Only after the sale of the car, when people from the audience stepped up to add more donations for the worthy cause, did Frank show his emotions, his eyes brimming with tears at the generosity of his fellow car enthusiasts.
“It was a profound moment on the auction block,” said Steve Davis, president of Barrett-Jackson, who was also on the podium during the sale. “It was a very touching moment.”
The Las Vegas auction turned out to be the last Barrett-Jackson event that Roger Frank would be able to attend. He died June 4, 2013, in Scottsbluff surrounded by the family who so often accompanied him to Barrett-Jackson events. He was just a few days shy of 67.
Frank, a longtime John Deere tractor dealer in Scottsbluff and a real estate broker, had been coming to Barrett-Jackson auctions with his younger son, Bryan, since 2006, when they arrived at the Scottsdale event as spectators, but then wound up buying a couple of cars, Bryan Frank said. They were hooked, and in 2007 they returned to take part in the action, selling and buying several cars during that auction. When the Las Vegas auction started up in 2008, they added that one to their Barrett-Jackson schedule; Roger Frank owned property and a second home in Vegas, so it became sort of their hometown auction.
“He always had a passion for cars,” Bryan Frank said. “It was kind of our time to get away from everything and spend time doing something we both enjoyed.”
They had attended some other collector car auctions in the Midwest but usually came away disappointed, he said. So Barrett-Jackson became the focus.
“We have a lot of respect for Barrett-Jackson. It was a more exciting experience, and we just felt that they treated their customers equal and fair, and that’s something we always tried to do in our business,” he said.
The Barrett-Jackson auctions became so important to them, he said, that he named two of his four sons in honor of it; one is named Barrett and the other, Jackson.
Roger Frank became a favorite member of the Barrett-Jackson family, Davis said, along with his own family who usually accompanied him to the auctions.
“This was a family-oriented group, just a delightful group of people,” he said. “He would always bring great cars and make an absolute adventure out of it. He always had a smile on his face.”
Roger Frank developed a wide circle of Barrett-Jackson friends and acquaintances, Davis added. “Roger was just one of those guys; if you met him, you liked him. Just a really super guy who loved cars and loved Barrett-Jackson. He became part of the Barrett-Jackson extended family and part of our community.”
The charity sale of the ’55 Chevy was typical for Roger Frank, who was always ready to share what he had with others who were less fortunate. “Roger was a very philanthropic guy. He was a very giving guy. His business success was something he shared with lots and lots of people.
“Even when Roger was fighting cancer — and the last Barrett-Jackson auction he attended was in Vegas — he was there to sell a car for charity. And that really, really gives you a sense of who he was and why he was such a great guy,” Davis said.

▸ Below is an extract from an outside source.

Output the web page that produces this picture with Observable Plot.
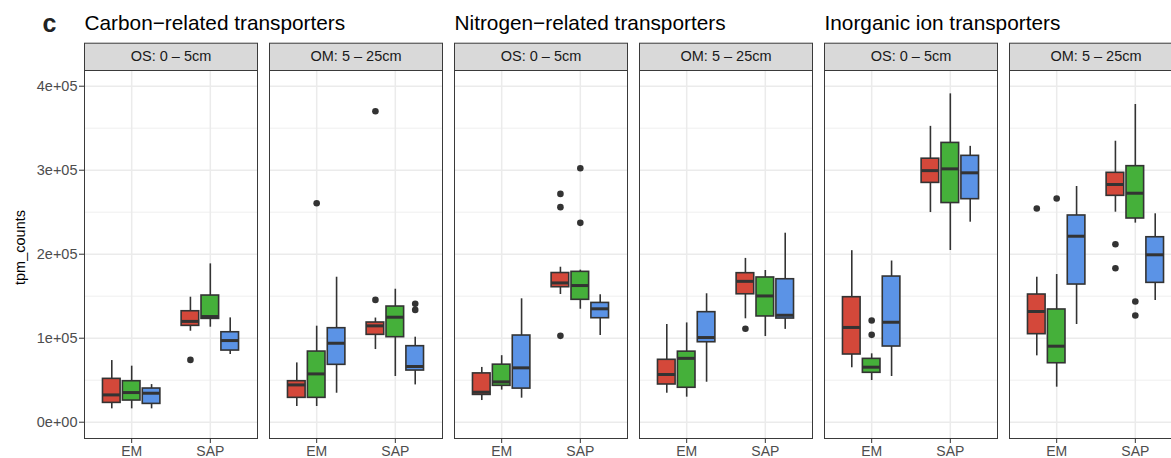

The first Barrett-Jackson auction that Bryan Frank attended without his dad was the inaugural Reno Tahoe event in August, accompanied by his mother and his wife and four sons. They soon found out how much Roger Frank was loved and missed.
“It was very overwhelming the number of people who came up and said stuff to us,” he said. “We were very glad we went, but it was tough at times. But it was still enjoyable.”
Bryan Frank said that he would continue enjoying the old-car culture and taking part in Barrett-Jackson auctions, partially because it was something that his dad expressly said that he wanted him to do.
“I got to spend quite a few private hours with him at the hospital,” he said. “One of his wishes was for me to carry on and keep doing Barrett-Jackson. He said, ‘I know that’s something you’ll enjoy and keep going forward.’ I decided I’d better carry on with his wishes.”
He will be at Las Vegas again this year with his family, Bryan Frank said, with cars to sell and maybe some to buy.